A Navy engineer has developed a new non-lethal device designed to render targets incapable of speech by turning their own voice against them, according to a new patent application.
Invented by Christopher A Brown of the Naval Surface Warfare Center – Crane Division near Bloomington, Indiana, and patented in late June, the so-called ‘acoustic hailing and disruption’ (AHAD) system is elegant in its simplicity. The device records incoming voices, amplifies them, and plays them back in two distinct sounds, one “nearly simultaneously” with the original speech and one on an ever-so-slight delay.
The result is what’s called delayed auditory feedback, which refers to the delay between speech and hearing one’s own voice. Normally, the human body is used to the phenomenon, but when deployed at the right interval by the device, the delayed auditory feedback “alters the speaker’s normal perception of their own voice” and confuses the speaker — not unlike, say, the disorienting experience of trying to talk over on the phone while someone else talks over you.
“Due to the delayed auditory feedback effect, the target speaker’s concentration will be disrupted, making it difficult for them to continue speaking,” according to the patent application.
The patent illustrations that accompany the description of Brown’s invention are relatively straightforward, showing a device comprised of a parabolic dish, a microphone, and an ultrasonic speaker.
“By utilizing directional microphones and speakers that can create a focused beam of sound, only a target speaker’s voice will be picked up by the system, and only a target speaker will hear the transmitted audio,” according to TechLink.

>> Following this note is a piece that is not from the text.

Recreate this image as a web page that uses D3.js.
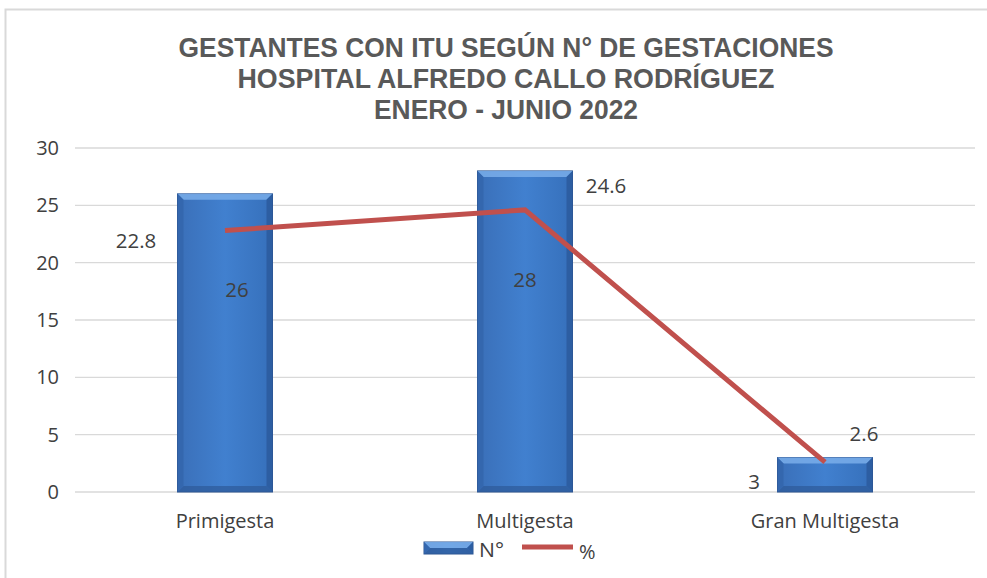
<html>
<head>
<meta charset="utf-8">
<style>
body { margin: 0; background: #fff; }
text { font-family: "Liberation Sans", Arial, sans-serif; }
</style>
</head>
<body>
<svg width="987" height="578" id="chart"></svg>

<script src="https://cdn.jsdelivr.net/npm/d3@7"></script>
<script>
// data
var categories = ["Primigesta", "Multigesta", "Gran Multigesta"];
var counts = [26, 28, 3];
var percents = [22.8, 24.6, 2.6];
var yTicks = [0, 5, 10, 15, 20, 25, 30];
var titleLines = ["GESTANTES CON ITU SEGÚN N° DE GESTACIONES",
                  "HOSPITAL ALFREDO CALLO RODRÍGUEZ",
                  "ENERO - JUNIO 2022"];

var svg = d3.select("#chart");
var defs = svg.append("defs");

var grad = defs.append("linearGradient").attr("id", "barFill")
    .attr("x1", 0).attr("y1", 0).attr("x2", 1).attr("y2", 0);
grad.append("stop").attr("offset", "0%").attr("stop-color", "#3a6fb8");
grad.append("stop").attr("offset", "50%").attr("stop-color", "#4180cf");
grad.append("stop").attr("offset", "100%").attr("stop-color", "#3670bb");

// outer frame
svg.append("path")
    .attr("d", "M5.5,578 L5.5,9.5 L987,9.5")
    .attr("fill", "none").attr("stroke", "#d9d9d9").attr("stroke-width", 2);

var plotL = 75, plotR = 975, plotT = 148, plotB = 492;

var x = d3.scaleBand().domain(categories).range([plotL, plotR]);
var y = d3.scaleLinear().domain([0, 30]).range([plotB, plotT]);

var labelFont = "'Open Sans', sans-serif";

// gridlines
svg.append("g").selectAll("line").data(yTicks).enter().append("line")
    .attr("x1", plotL).attr("x2", plotR)
    .attr("y1", function(d){ return y(d); }).attr("y2", function(d){ return y(d); })
    .attr("stroke", "#d9d9d9").attr("stroke-width", 1.3);

// y axis labels
var yAxis = d3.axisLeft(y).tickValues(yTicks).tickSize(0).tickPadding(12);
var ya = svg.append("g").attr("transform", "translate(" + (plotL - 4) + ",0)").call(yAxis);
ya.select(".domain").remove();
ya.selectAll("text").attr("font-size", 20).attr("fill", "#404040")
    .style("font-family", labelFont);

// x axis labels
var xAxis = d3.axisBottom(x).tickSize(0).tickPadding(22);
var xa = svg.append("g").attr("transform", "translate(0," + plotB + ")").call(xAxis);
xa.select(".domain").remove();
xa.selectAll("text").attr("font-size", 20).attr("fill", "#404040")
    .style("font-family", labelFont);

// bars with bevel
var bw = 95, bev = 6;
function drawBar(g, x0, y0, w, h) {
    g.append("rect").attr("x", x0).attr("y", y0).attr("width", w).attr("height", h)
        .attr("fill", "url(#barFill)").attr("stroke", "#2c5490").attr("stroke-width", 1);
    var b = Math.min(bev, h / 2);
    g.append("polygon").attr("points", [[x0,y0],[x0+w,y0],[x0+w-b,y0+b],[x0+b,y0+b]].join(" "))
        .attr("fill", "#7aaeea").attr("opacity", 0.85);
    g.append("polygon").attr("points", [[x0,y0+h],[x0+w,y0+h],[x0+w-b,y0+h-b],[x0+b,y0+h-b]].join(" "))
        .attr("fill", "#2d5a99").attr("opacity", 0.7);
    g.append("polygon").attr("points", [[x0,y0],[x0+b,y0+b],[x0+b,y0+h-b],[x0,y0+h]].join(" "))
        .attr("fill", "#3466ad").attr("opacity", 0.9);
    g.append("polygon").attr("points", [[x0+w,y0],[x0+w-b,y0+b],[x0+w-b,y0+h-b],[x0+w,y0+h]].join(" "))
        .attr("fill", "#2c5c9e").attr("opacity", 0.9);
}
var bars = svg.append("g");
categories.forEach(function(c, i) {
    var cx = x(c) + x.bandwidth() / 2;
    drawBar(bars, cx - bw / 2, y(counts[i]), bw, plotB - y(counts[i]));
});

// line
var line = d3.line()
    .x(function(d, i){ return x(categories[i]) + x.bandwidth() / 2; })
    .y(function(d){ return y(d); });
svg.append("path").datum(percents).attr("d", line)
    .attr("fill", "none").attr("stroke", "#c0504d").attr("stroke-width", 5);

// bar labels (offset from bar top; last one sits left of its bar)
var barLabelOff = [[12, 103], [0, 116], [-71, 0]];
categories.forEach(function(c, i) {
    var cx = x(c) + x.bandwidth() / 2;
    var ly = i < 2 ? y(counts[i]) + barLabelOff[i][1] : plotB - 3;
    svg.append("text").attr("x", cx + barLabelOff[i][0]).attr("y", ly)
        .attr("text-anchor", "middle").attr("font-size", 20.5).attr("fill", "#404040")
        .style("font-family", labelFont)
        .text(counts[i]);
});

// line labels
var lineLabelOff = [[-89, 17], [81, -17], [39, -21]];
categories.forEach(function(c, i) {
    var cx = x(c) + x.bandwidth() / 2;
    svg.append("text").attr("x", cx + lineLabelOff[i][0]).attr("y", y(percents[i]) + lineLabelOff[i][1])
        .attr("text-anchor", "middle").attr("font-size", 20.5).attr("fill", "#404040")
        .style("font-family", labelFont)
        .text(percents[i]);
});

// title
var titleW = [655, 537, 264];
titleLines.forEach(function(t, i) {
    svg.append("text").attr("x", 506).attr("y", 57 + i * 31)
        .attr("text-anchor", "middle").attr("font-size", 27).attr("font-weight", "bold")
        .attr("fill", "#595959")
        .style("font-family", "'Liberation Sans Narrow', 'Liberation Sans', sans-serif")
        .attr("textLength", titleW[i]).attr("lengthAdjust", "spacingAndGlyphs")
        .text(t);
});

// legend
var lg = svg.append("g");
drawBar(lg, 424, 542, 49, 12);
lg.append("text").attr("x", 479).attr("y", 557).attr("font-size", 20).attr("fill", "#404040")
    .attr("textLength", 25).attr("lengthAdjust", "spacingAndGlyphs")
    .style("font-family", labelFont).text("N°");
lg.append("line").attr("x1", 522).attr("x2", 573).attr("y1", 547).attr("y2", 547)
    .attr("stroke", "#c0504d").attr("stroke-width", 5);
lg.append("text").attr("x", 579).attr("y", 559).attr("font-size", 20).attr("fill", "#404040")
    .style("font-family", labelFont).text("%");
</script>
</body>
</html>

Acoustic hailing devices (AHD) have been used on ships, at checkpoints, and mounted atop vehicles for more than a decade to provide non-lethal capabilities to sailors, mostly to warn individuals if they are approaching restricted areas or coming too close to vessels.
‘”It is an audible cue to let people know not to come any further – targeting someone with a warning tone and speaking through this device,” Navy Lt. Cmdr. Lance Lantier said of one such device in 2009. “Non-lethal weapons provide warfighters escalation-of-force options. It’s a matter of how we can first try to alter someone’s behavior without using lethal force.”
In 2013, the Navy awarded a $12.2 million contract to LRAD Corporation (now Genasys Inc.) to develop and deliver small, medium and large long-range acoustic devices (LRAD) and AHDS to the service to “support large and small deck naval surface ships, submarines, security boats, and shore security operations in anti-terrorism/force protection missions,” as LRAD CEO Tom Brown put it at the time.
The LRAD in particular has garnered mainstream news coverage in recent years for its use by local law enforcement as a non-lethal means of crowd control, as Popular Mechanics reported.
While normal AHD and LRAD systems rely on inputs from operators in order to be effective, the AHAD system is just the opposite: it functions purely by turning a target’s own voice against them and effectively confounding them into silence.
When this new non-lethal system might see action is an open question considering that Brown’s patent for the AHAD was just approved in late June. But who knows: perhaps the AHAD might become a better way to deal with pesky Greenpeace activists at sea than, uh, other measures.